Date: 09/12/12
Topic: Foreign Accounts
Recently, both the Ninth and Seventh Circuits have issued decisions that undermined the Fifth Amendment privilege against self-incrimination. This “required records” exception, it turns out allows prosecutors to compel someone to produce offshore account data even if it is self-incriminating. Moreover, in the event the account holder does not have the records, he or she must go to the bank and request the records for the government.
In In re Grand Jury Investigation M.H., appellant M.H. was the target of a grand jury investigation seeking to determine whether he used a secret Swiss bank account to evade paying federal taxes. The district court concluded that under the required records doctrine the Fifth Amendment did not apply. The Ninth Circuit court affirmed that decision asserting that M.H. may not invoke the Fifth Amendment to resist compliance with the subpoena’s command.

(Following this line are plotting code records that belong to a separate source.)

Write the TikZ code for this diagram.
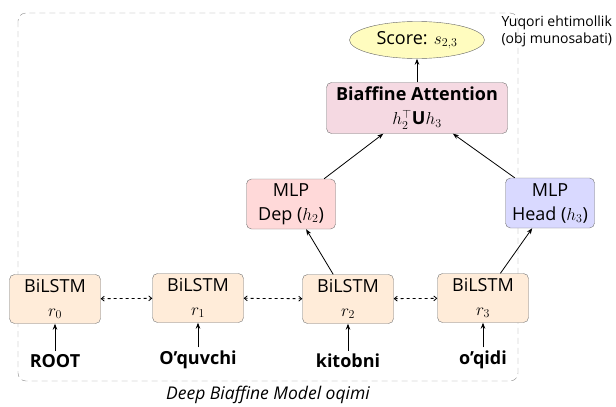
\documentclass[tikz,border=0pt]{standalone}
\usepackage{fontspec}
\setmainfont{Open Sans}
\usetikzlibrary{arrows.meta,shapes.geometric}
\begin{document}
\begin{tikzpicture}[x=1pt,y=-1pt,
	font=\fontsize{18}{24}\selectfont,
	box/.style={draw=black!55,rounded corners=5pt,align=center,inner sep=2pt},
	lstm/.style={box,fill=orange!15,minimum width=91pt,minimum height=49pt},
	mlp/.style={box,minimum width=89pt,minimum height=50pt},
	word/.style={font=\fontsize{18}{22}\selectfont\bfseries},
	arr/.style={-{Stealth[length=6pt,width=4.5pt]},line width=0.8pt},
	darr/.style={{Straight Barb[length=3pt,width=5pt]}-{Straight Barb[length=3pt,width=5pt]},dashed,line width=0.8pt}]
	\useasboundingbox (0,0) rectangle (616,407);
	\draw[black!45,dash pattern=on 6pt off 4pt,rounded corners=8pt] (18,13) rectangle (518,381);
	\node[font=\fontsize{17.5}{20}\selectfont\itshape] (cap) at (268,395) {Deep Biaffine Model oqimi};
	% encoder
	\node[lstm] (r0) at (55,299) {BiLSTM\\$r_0$};
	\node[lstm] (r1) at (198,298) {BiLSTM\\$r_1$};
	\node[lstm] (r2) at (348,299) {BiLSTM\\$r_2$};
	\node[lstm] (r3) at (483,298) {BiLSTM\\$r_3$};
	\node[word] (w0) at (55,361) {ROOT};
	\node[word] (w1) at (198,360) {O’quvchi};
	\node[word] (w2) at (348,361) {kitobni};
	\node[word] (w3) at (483,360) {o’qidi};
	% scorer
	\node[mlp,fill=red!15] (dep) at (291,204) {MLP\\Dep ($h_2$)};
	\node[mlp,fill=blue!15] (head) at (550,203) {MLP\\Head ($h_3$)};
	\node[box,fill=purple!15,minimum width=181pt,minimum height=51pt] (att) at (417,108) {\textbf{Biaffine Attention}\\$h_2^\top\textbf{U}h_3$};
	\node[ellipse,draw=black!60,fill=yellow!25,minimum width=135pt,minimum height=37pt,inner sep=1pt] (score) at (417,40) {Score: $s_{2,3}$};
	\node[anchor=west,align=left,font=\fontsize{14}{17}\selectfont] (note) at (498,31) {Yuqori ehtimollik\\(obj munosabati)};
	\draw[arr] (w0) -- (r0);
	\draw[arr] (w1) -- (r1);
	\draw[arr] (w2) -- (r2);
	\draw[arr] (w3) -- (r3);
	\draw[darr] (r0) -- (r1);
	\draw[darr] (r1) -- (r2);
	\draw[darr] (r2) -- (r3);
	\draw[arr] (r2) -- (dep);
	\draw[arr] (r3) -- (head);
	\draw[arr] (dep) -- (att);
	\draw[arr] (head) -- (att);
	\draw[arr] (att) -- (score);
\end{tikzpicture}
\end{document}
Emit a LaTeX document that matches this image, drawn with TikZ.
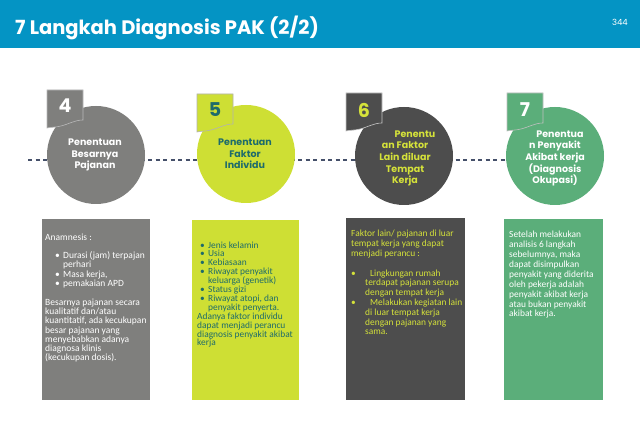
\documentclass[tikz,border=0pt]{standalone}
\usepackage{fontspec}
\setmainfont{Carlito}
\newfontfamily\headfont{Poppins}
\definecolor{hdr}{HTML}{0494C4}
\definecolor{cgray}{HTML}{7F7F7D}
\definecolor{clime}{HTML}{CEDF34}
\definecolor{cdark}{HTML}{4D4D4D}
\definecolor{cgreen}{HTML}{5BAE7A}
\definecolor{cteal}{HTML}{1E6B6B}
\definecolor{tlime}{HTML}{D5E23A}
\definecolor{dashc}{HTML}{45506A}
\tikzset{
  stepcircle/.style={circle, minimum size=98pt, inner sep=0pt},
  circtext/.style={align=center, anchor=base, inner sep=0pt,
    font=\headfont\bfseries\fontsize{9.5}{11.7}\selectfont},
  numtext/.style={anchor=base, inner sep=0pt,
    font=\headfont\bfseries\fontsize{19}{21}\selectfont},
  infobox/.style={rectangle, inner sep=0pt, anchor=north west},
  boxtext/.style={align=left, anchor=base west, inner sep=0pt,
    font=\fontsize{9.5}{9.3}\selectfont},
  numtag/.pic={
    \path[pic actions] (0,0) -- (36,0) -- (36,30)
      .. controls (28,30) and (22,34) .. (14,36)
      .. controls (8,37.5) and (4,37) .. (0,38) -- cycle;
  }
}
\newcommand{\bul}{\makebox[8pt][l]{•}}
\begin{document}
\begin{tikzpicture}[x=1pt,y=-1pt]
\useasboundingbox (0,0) rectangle (640,443);
\fill[white] (0,0) rectangle (640,443);
\fill[hdr] (0,0) rectangle (640,48);
\node[anchor=base west, inner sep=0pt, text=white,
  font=\headfont\bfseries\fontsize{19.5}{23}\selectfont] (title) at (15,35) {7 Langkah Diagnosis PAK (2/2)};
\node[anchor=base east, inner sep=0pt, text=white,
  font=\headfont\fontsize{8.5}{10}\selectfont] (page) at (628,26) {344};

% dashed connector
\coordinate (lstart) at (28,160);
\coordinate (lend) at (555,160);
\draw[dashc, line width=1.1pt, dash pattern=on 4pt off 3.5pt] (lstart) -- (lend);

% circles
\node[stepcircle, fill=cgray] (c1) at (96,155) {};
\node[stepcircle, fill=clime] (c2) at (246,154) {};
\node[stepcircle, fill=cdark] (c3) at (404,156) {};
\node[stepcircle, fill=cgreen] (c4) at (555,156) {};

% tags
\pic[fill=cgray, draw=gray!55, line width=0.6pt] at (47,90) {numtag};
\pic[fill=clime, draw=gray!60, line width=0.6pt] at (197,94) {numtag};
\pic[fill=cdark, draw=gray!45, line width=0.6pt] at (346,93) {numtag};
\pic[fill=cgreen, draw=gray!50, line width=0.6pt] at (507,93) {numtag};

\node[numtext, text=white] (n4) at (65,113) {4};
\node[numtext, text=cteal] (n5) at (215,117) {5};
\node[numtext, text=tlime] (n6) at (364,118) {6};
\node[numtext, text=white] (n7) at (525,117) {7};

% circle texts (anchor base = last line)
\node[circtext, text=white] (t1) at (95,169) {Penentuan\\Besarnya\\Pajanan};
\node[circtext, text=cteal] (t2) at (245,169) {Penentuan\\Faktor\\Individu};
\node[circtext, text=tlime] (t3) at (405,184) {\hspace*{20pt}Penentu\\an Faktor\\Lain diluar\\Tempat\\Kerja};
\node[circtext, text=white] (t4) at (555,184) {\hspace*{10pt}Penentua\\n Penyakit\\Akibat kerja\\(Diagnosis\\Okupasi)};

% boxes
\node[infobox, fill=cgray, minimum width=108pt, minimum height=181pt] (b1) at (42,219) {};
\node[infobox, fill=clime, minimum width=107pt, minimum height=180pt] (b2) at (192,220) {};
\node[infobox, fill=cdark, minimum width=119pt, minimum height=182pt] (b3) at (346,218) {};
\node[infobox, fill=cgreen, minimum width=99pt, minimum height=181pt] (b4) at (504,219) {};

% box texts (anchor base = last line)
\node[boxtext, text=white] (bt1) at (45,361) {Anamnesis :\\[9.3pt]
\hspace*{10pt}\bul Durasi (jam) terpajan\\
\hspace*{18pt}perhari\\
\hspace*{10pt}\bul Masa kerja,\\
\hspace*{10pt}\bul pemakaian APD\\[9.3pt]
Besarnya pajanan secara\\
kualitatif dan/atau\\
kuantitatif, ada kecukupan\\
besar pajanan yang\\
menyebabkan adanya\\
diagnosa klinis\\
(kecukupan dosis).};

\node[boxtext, text=cteal, font=\fontsize{9.4}{8.9}\selectfont] (bt2) at (197,346) {\hspace*{3pt}\bul Jenis kelamin\\
\hspace*{3pt}\bul Usia\\
\hspace*{3pt}\bul Kebiasaan\\
\hspace*{3pt}\bul Riwayat penyakit\\
\hspace*{11pt}keluarga (genetik)\\
\hspace*{3pt}\bul Status gizi\\
\hspace*{3pt}\bul Riwayat atopi, dan\\
\hspace*{11pt}penyakit penyerta.\\
Adanya faktor individu\\
dapat menjadi perancu\\
diagnosis penyakit akibat\\
kerja};

\node[boxtext, text=tlime, font=\fontsize{9.4}{9.8}\selectfont] (bt3) at (351,335) {Faktor lain/ pajanan di luar\\
tempat kerja yang dapat\\
menjadi perancu :\\[9.8pt]
\makebox[19pt][l]{•}Lingkungan rumah\\
\hspace*{14pt}terdapat pajanan serupa\\
\hspace*{14pt}dengan tempat kerja\\
\makebox[19pt][l]{•}Melakukan kegiatan lain\\
\hspace*{14pt}di luar tempat kerja\\
\hspace*{14pt}dengan pajanan yang\\
\hspace*{14pt}sama.};

\node[boxtext, text=white, font=\fontsize{9.4}{9.9}\selectfont] (bt4) at (509,317) {Setelah melakukan\\
analisis 6 langkah\\
sebelumnya, maka\\
dapat disimpulkan\\
penyakit yang diderita\\
oleh pekerja adalah\\
penyakit akibat kerja\\
atau bukan penyakit\\
akibat kerja.};
\end{tikzpicture}
\end{document}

The Ninth Circuit had been the only federal appellate court to hold that a person may not resort to the Fifth Amendment to resist subpoena for the person’s offshore bank records, however, the Seventh Circuit quickly followed.
In In Re Special February 2011-1 Grand Jury Subpoena, on appeal from district court, the Seventh Circuit decision begins, “[we are] asked to determine whether compulsory production of foreign bank account records required to be maintained under the Bank Secrecy Act would violate appellee T.W.’s Fifth Amendment privilege against self-incrimination.” Since the court found the required records doctrine applicable, they held that T.W. must produce the subpoenaed records that admittedly did not comport with forms previously filed with the IRS.
Under the required records exception, Fifth Amendment rights are not violated if:
- The government’s inquiry is essentially regulatory,
- The information is a preserved record of a kind customarily retained, and
- The records have taken on public aspects making them analogous to a public document.
The message sent by these decisions is clear, prosecution of tax evaders’ trumps even constitutional rights given the correct circumstances. Decisions like these make the IRS voluntary disclosure program an all the more attractive option.